Faz uma advertência: “Por muito menos do que está acontecendo agora, o Rio Grande fez a Revolução Farroupilha. Por muito menos caíram os presidentes do Equador e da Bolívia”.

De repente ele tem uma visão: “Se eu fosse o presidente do PFL iria levar uma mensagem a Lula. O presidente não é corrupto, mas está cercado por maus assessores. Diria pra ele que é hora de humildade”.

Política e mediunidade? “Não misturo as coisas. No meu centro espírita não tem propaganda de candidaturas” – verdade, pelo menos fora do calendário eleitoral.

Dicas de Nolram Rotara para Marlon Arator
Ele escreveu “Flamígera”, assinando como “Nolram Rotara”, seu nome às avessas. A obra contém tudo o que diz nas palestras. Na página 103: “Está errado relacionar a morte com o tombamento definitivo do corpo físico”.

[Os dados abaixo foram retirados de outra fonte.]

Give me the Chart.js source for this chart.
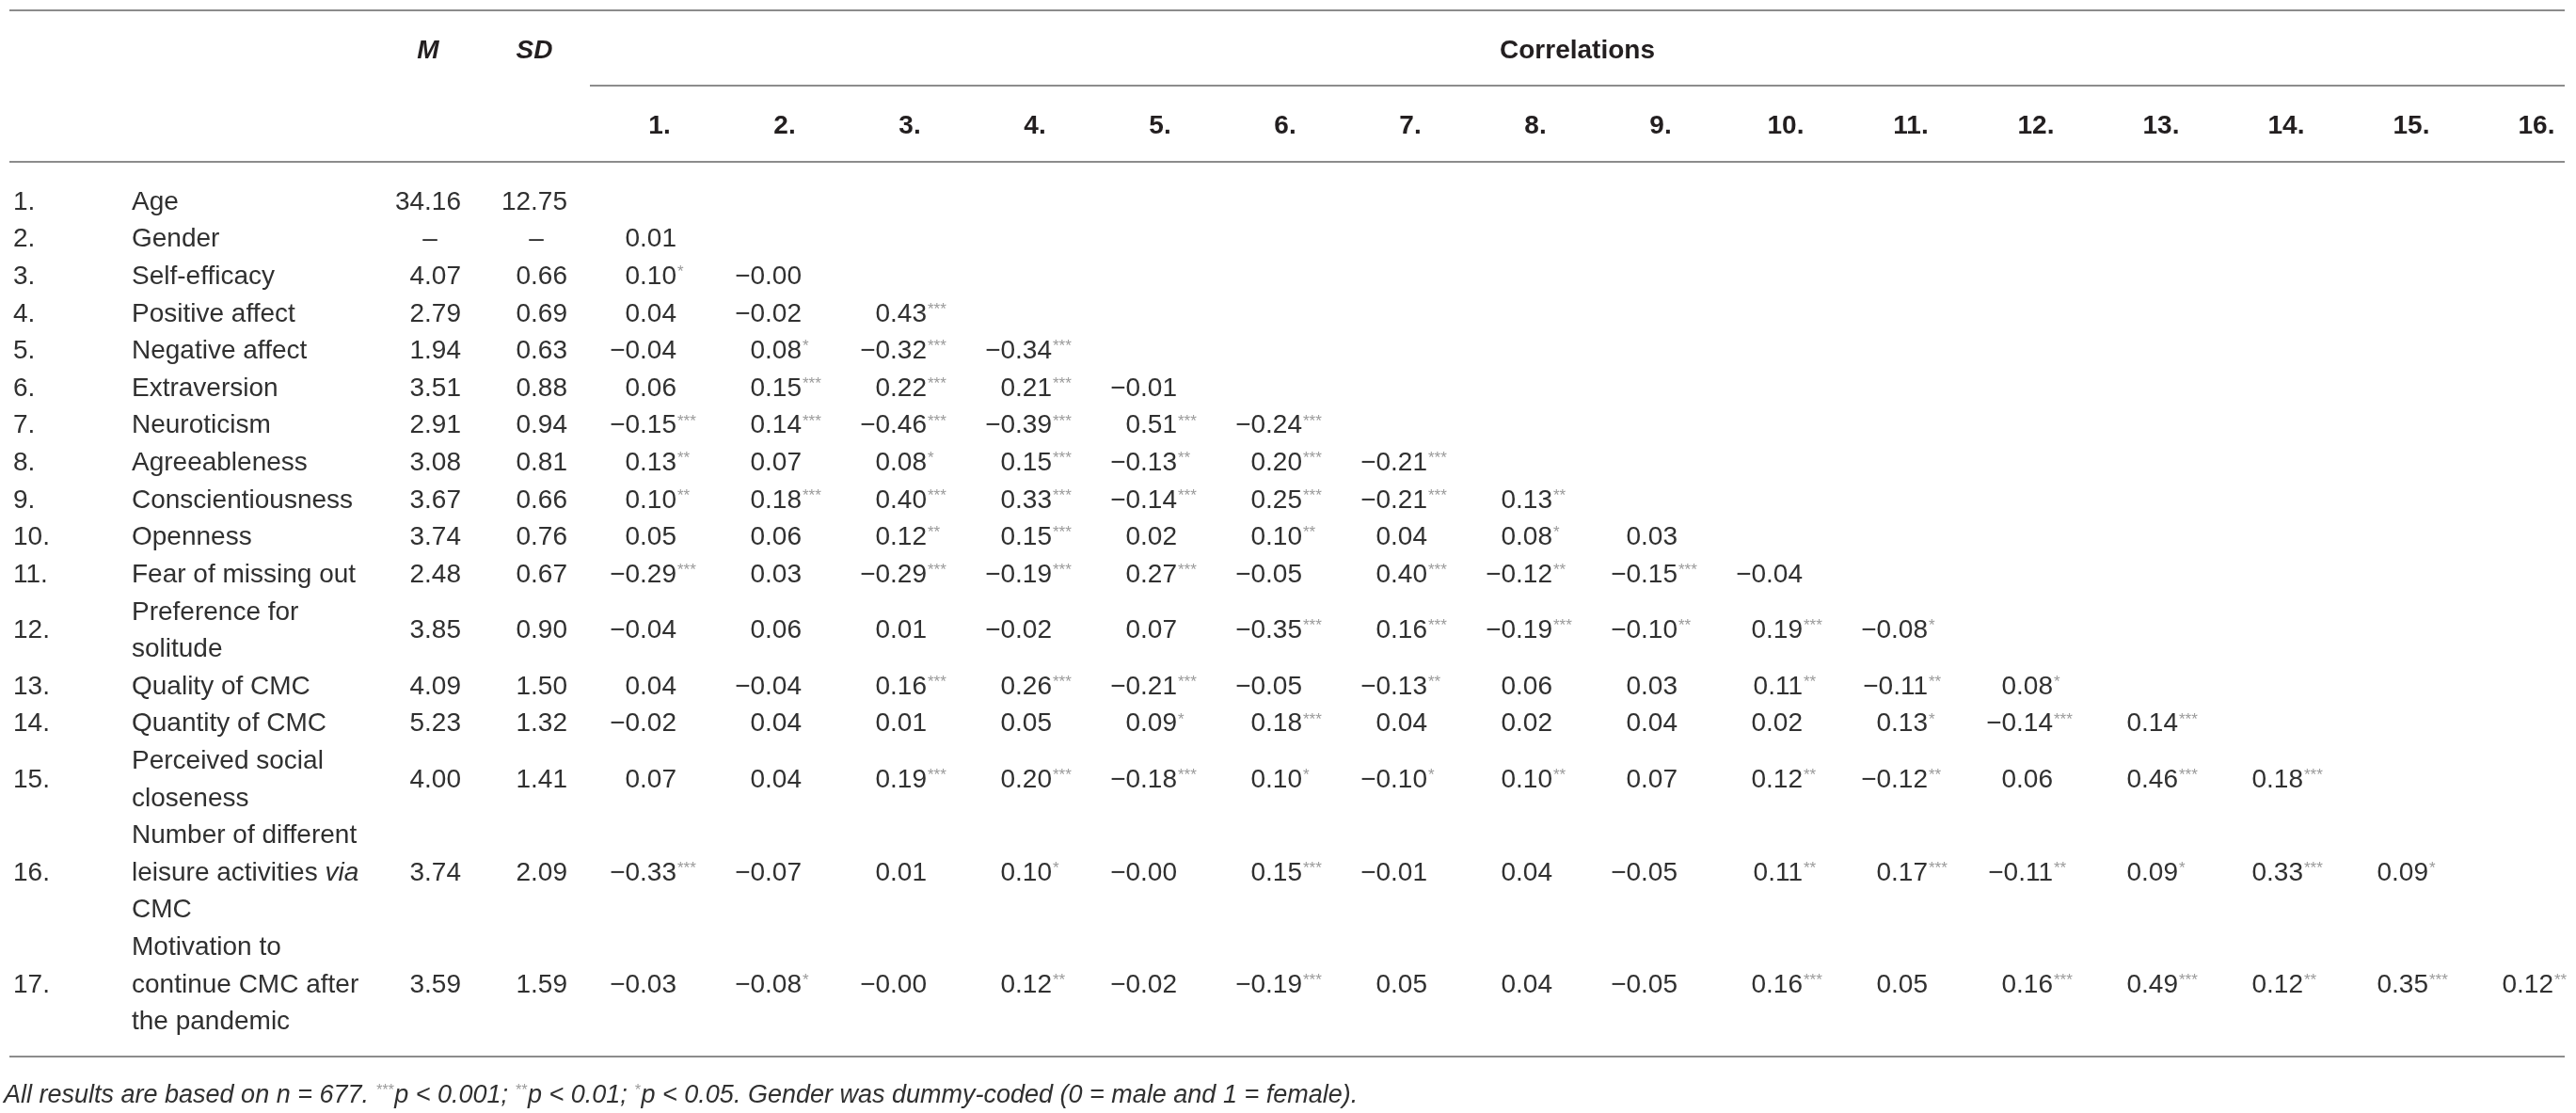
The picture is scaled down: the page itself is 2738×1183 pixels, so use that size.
<!DOCTYPE html>
<html>
<head>
<meta charset="utf-8">
<script src="https://cdn.jsdelivr.net/npm/chart.js@4.4.1/dist/chart.umd.min.js"></script>
<style>
  html, body { margin: 0; padding: 0; background: #fff; }
  canvas { display: block; }
</style>
</head>
<body>
<canvas id="corrTable" width="2738" height="1183"></canvas>
<script>
// one entry per variable, one string per printed line ('*..*' = italic word)
const variables = [
    ["Age"], ["Gender"], ["Self-efficacy"], ["Positive affect"], ["Negative affect"],
    ["Extraversion"], ["Neuroticism"], ["Agreeableness"], ["Conscientiousness"], ["Openness"],
    ["Fear of missing out"], ["Preference for", "solitude"], ["Quality of CMC"], ["Quantity of CMC"],
    ["Perceived social", "closeness"], ["Number of different", "leisure activities *via*", "CMC"],
    ["Motivation to", "continue CMC after", "the pandemic"]
];
const means = [34.16, null, 4.07, 2.79, 1.94, 3.51, 2.91, 3.08, 3.67, 3.74, 2.48, 3.85, 4.09, 5.23, 4.00, 3.74, 3.59];
const sds = [12.75, null, 0.66, 0.69, 0.63, 0.88, 0.94, 0.81, 0.66, 0.76, 0.67, 0.90, 1.50, 1.32, 1.41, 2.09, 1.59];
const colLabels = ["1.", "2.", "3.", "4.", "5.", "6.", "7.", "8.", "9.", "10.", "11.", "12.", "13.", "14.", "15.", "16."];

// lower triangle as printed, stars = significance level
const correlations = [
    [],
    ["0.01"],
    ["0.10*", "-0.00"],
    ["0.04", "-0.02", "0.43***"],
    ["-0.04", "0.08*", "-0.32***", "-0.34***"],
    ["0.06", "0.15***", "0.22***", "0.21***", "-0.01"],
    ["-0.15***", "0.14***", "-0.46***", "-0.39***", "0.51***", "-0.24***"],
    ["0.13**", "0.07", "0.08*", "0.15***", "-0.13**", "0.20***", "-0.21***"],
    ["0.10**", "0.18***", "0.40***", "0.33***", "-0.14***", "0.25***", "-0.21***", "0.13**"],
    ["0.05", "0.06", "0.12**", "0.15***", "0.02", "0.10**", "0.04", "0.08*", "0.03"],
    ["-0.29***", "0.03", "-0.29***", "-0.19***", "0.27***", "-0.05", "0.40***", "-0.12**", "-0.15***", "-0.04"],
    ["-0.04", "0.06", "0.01", "-0.02", "0.07", "-0.35***", "0.16***", "-0.19***", "-0.10**", "0.19***", "-0.08*"],
    ["0.04", "-0.04", "0.16***", "0.26***", "-0.21***", "-0.05", "-0.13**", "0.06", "0.03", "0.11**", "-0.11**", "0.08*"],
    ["-0.02", "0.04", "0.01", "0.05", "0.09*", "0.18***", "0.04", "0.02", "0.04", "0.02", "0.13*", "-0.14***", "0.14***"],
    ["0.07", "0.04", "0.19***", "0.20***", "-0.18***", "0.10*", "-0.10*", "0.10**", "0.07", "0.12**", "-0.12**", "0.06", "0.46***", "0.18***"],
    ["-0.33***", "-0.07", "0.01", "0.10*", "-0.00", "0.15***", "-0.01", "0.04", "-0.05", "0.11**", "0.17***", "-0.11**", "0.09*", "0.33***", "0.09*"],
    ["-0.03", "-0.08*", "-0.00", "0.12**", "-0.02", "-0.19***", "0.05", "0.04", "-0.05", "0.16***", "0.05", "0.16***", "0.49***", "0.12**", "0.35***", "0.12**"]
];

const footnote = [
    ["All results are based on n = 677. ", false], ["***", true], ["p < 0.001; ", false],
    ["**", true], ["p < 0.01; ", false], ["*", true],
    ["p < 0.05. Gender was dummy-coded (0 = male and 1 = female).", false]
];

const FONT = '"Liberation Sans", Arial, Helvetica, sans-serif';
const INK = "#231f20";
const BODY = "#303030";
const RULE = "#8c8c8c";
const STAR = "#9a9a9a";
const CAP = 10; // half the cap height of the body font

// rows with wrapped labels take more lines
const lineStart = [];
let lineCount = 0;
variables.forEach(v => { lineStart.push(lineCount); lineCount += v.length; });
const rowCenter = variables.map((v, i) => lineStart[i] + (v.length - 1) / 2);

const cells = [];
correlations.forEach((row, r) => {
    row.forEach((txt, c) => cells.push({ x: colLabels[c], y: rowCenter[r], txt: txt }));
});

function minus(s) { return s.replace("-", "\u2212"); }

function drawValue(ctx, txt, right, y) {
    const m = txt.match(/^(-?[\d.]+)(\**)$/);
    ctx.font = "28px " + FONT;
    ctx.fillStyle = BODY;
    ctx.textAlign = "right";
    ctx.textBaseline = "alphabetic";
    ctx.fillText(minus(m[1]), right, y + CAP);
    if (m[2]) {
        ctx.font = "17px " + FONT;
        ctx.fillStyle = STAR;
        ctx.textAlign = "left";
        ctx.textBaseline = "top";
        ctx.fillText(m[2], right + 1, y - CAP - 1);
    }
}

function hline(ctx, x1, x2, y) {
    ctx.beginPath();
    ctx.moveTo(x1, y);
    ctx.lineTo(x2, y);
    ctx.stroke();
}

const tablePlugin = {
    id: "tableText",
    afterDatasetsDraw(chart) {
        const ctx = chart.ctx;
        const xs = chart.scales.x, ys = chart.scales.y;
        const W = chart.width;
        ctx.save();

        // rules
        ctx.strokeStyle = RULE;
        ctx.lineWidth = 2;
        hline(ctx, 10, W - 12, 11);
        hline(ctx, 627, W - 12, 91);
        hline(ctx, 10, W - 12, 172);
        hline(ctx, 10, W - 12, 1123);

        // header
        ctx.fillStyle = INK;
        ctx.textAlign = "center";
        ctx.textBaseline = "alphabetic";
        ctx.font = "italic bold 28px " + FONT;
        ctx.fillText("M", 455, 52 + CAP);
        ctx.fillText("SD", 568, 52 + CAP);
        ctx.font = "bold 28px " + FONT;
        ctx.fillText("Correlations", (627 + W - 12) / 2, 52 + CAP);
        colLabels.forEach((lab, i) => {
            ctx.fillText(lab, xs.getPixelForValue(i), 132 + CAP);
        });

        // row numbers, labels, M and SD
        variables.forEach((lines, r) => {
            const yc = ys.getPixelForValue(rowCenter[r]);
            ctx.font = "28px " + FONT;
            ctx.fillStyle = BODY;
            ctx.textAlign = "left";
            ctx.fillText((r + 1) + ".", 14, yc + CAP);
            lines.forEach((line, k) => {
                const yl = ys.getPixelForValue(lineStart[r] + k) + CAP;
                let x = 140;
                line.split(/(\*[^*]+\*)/).forEach(part => {
                    if (!part) return;
                    const it = part.startsWith("*");
                    const t = it ? part.slice(1, -1) : part;
                    ctx.font = (it ? "italic " : "") + "28px " + FONT;
                    ctx.textAlign = "left";
                    ctx.fillText(t, x, yl);
                    x += ctx.measureText(t).width;
                });
            });
            ctx.font = "28px " + FONT;
            [[means[r], 455], [sds[r], 568]].forEach(([v, cx]) => {
                if (v === null) {
                    ctx.textAlign = "center";
                    ctx.fillText("\u2013", cx + 2, yc + CAP);
                } else {
                    ctx.textAlign = "right";
                    ctx.fillText(v.toFixed(2), cx + 35, yc + CAP);
                }
            });
        });

        // correlation cells at their scale positions
        const meta = chart.getDatasetMeta(0);
        meta.data.forEach((pt, i) => drawValue(ctx, cells[i].txt, pt.x + 18, pt.y));

        // footnote
        let fx = 4;
        footnote.forEach(([t, sup]) => {
            ctx.textAlign = "left";
            if (sup) {
                ctx.font = "italic 16px " + FONT;
                ctx.fillStyle = STAR;
                ctx.textBaseline = "top";
                ctx.fillText(t, fx, 1163 - CAP - 1);
            } else {
                ctx.font = "italic 27px " + FONT;
                ctx.fillStyle = BODY;
                ctx.textBaseline = "alphabetic";
                ctx.fillText(t, fx, 1163 + 9);
            }
            fx += ctx.measureText(t).width + (sup ? 1 : 0);
        });
        ctx.restore();
    }
};

new Chart(document.getElementById("corrTable"), {
    type: "scatter",
    data: {
        datasets: [{ data: cells, pointRadius: 0, pointHoverRadius: 0 }]
    },
    options: {
        responsive: false,
        animation: false,
        devicePixelRatio: 1,
        events: [],
        layout: { padding: { left: 701, right: 42, top: 193, bottom: 79 } },
        plugins: { legend: { display: false }, tooltip: { enabled: false } },
        scales: {
            x: { type: "category", labels: colLabels, offset: false, display: false },
            y: { type: "linear", reverse: true, min: -0.5, max: lineCount - 0.5, display: false }
        }
    },
    plugins: [tablePlugin]
});
</script>
</body>
</html>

Falando, Marlon parece bem concatenado. Eis uma coleção de frases soltas, tiradas de sua entrevista:

No início eu achei que a mediunidade era coisa da minha imaginação. Mas notei que meu organismo sente e decodifica sinais de voz. A voz do espírito é diferente da voz da imaginação.

O que me impulsiona é crer em Deus, por isso não cobro nada. Se fosse coisa da minha cabeça, cobrava 100 de cada um.

Os espíritos que encarnam em mim não estão nem aí se as pessoas não acreditarem neles. Quem quiser pensar que é maluquice, pode pensar.

O trabalho espiritual não sou eu que faço – ele é feito através de mim, com delicadeza, transparência e dedicação.

A política não fazia parte dos meus planos. Eu tinha aversão. Foi bom ser deputado para pararem de me perseguir, para ser respeitado, agora o médium em mim pode fazer muita coisa boa.

O PIB de Cachoeira? Não sei. Nosso orçamento é de R$ 50 milhões e está todo comprometido.

Me dou bem com o bispo da cidade. Os religiosos me encaram como um expurgo, como um trator. Se o Brasil não fosse religioso, o presidente Lula já teria caído.

Onde há religiosidade, há tolerância.

O sucesso tem a ver com a evolução e com a capacidade das pessoas. Hipócritas são os que pensam que não podemos usar a espiritualidade para nada, significa fazer um ostracismo da cultura, um assassinato do conhecimento.

O que seria do mundo se Buda fosse um grande investidor?  Ele daria certo em qualquer circunstância.

Tu seguiste o viés normal?

Não vais aproveitar com intensidade o teu conhecimento.

Não me acho um homem fiel. Não escondo de ninguém. A sinceridade precede a fidelidade.

O amor não pode ter a cultura do enclausuramento. Por isso não boto aliança no dedo. Tenho namorada, mas desejo outras onde elas estiverem. Uma vez por semana sou o melhor pai do mundo (para seu filho de cinco anos).

Chimarrão quente esfola e queima a mucosa do estômago.

Sofro de gastrite e me trato tomando Omeprazol.

Quero ser venerável (o último nível da maçonaria).

Faço frango ao molho de pêssego, costeleta de porco com champagne e espinhaço de ovelha ao molho de aspargo.

Receita para o sucesso que parece hipócrita:
1 – saber dividir inteligência, cultura e sabedoria
2 – ter conhecimento
3 – ter coragem de aplicar o conhecimento

A sorte não está num lugar estático.

ATUALIZAÇÃO EM JANEIRO DE 2009: Marlon Arator perdeu a reeleição à prefeitura e está sem mandato parlamentar. Continua em Cachoeira, atendendo em seu terreiro mediúnico.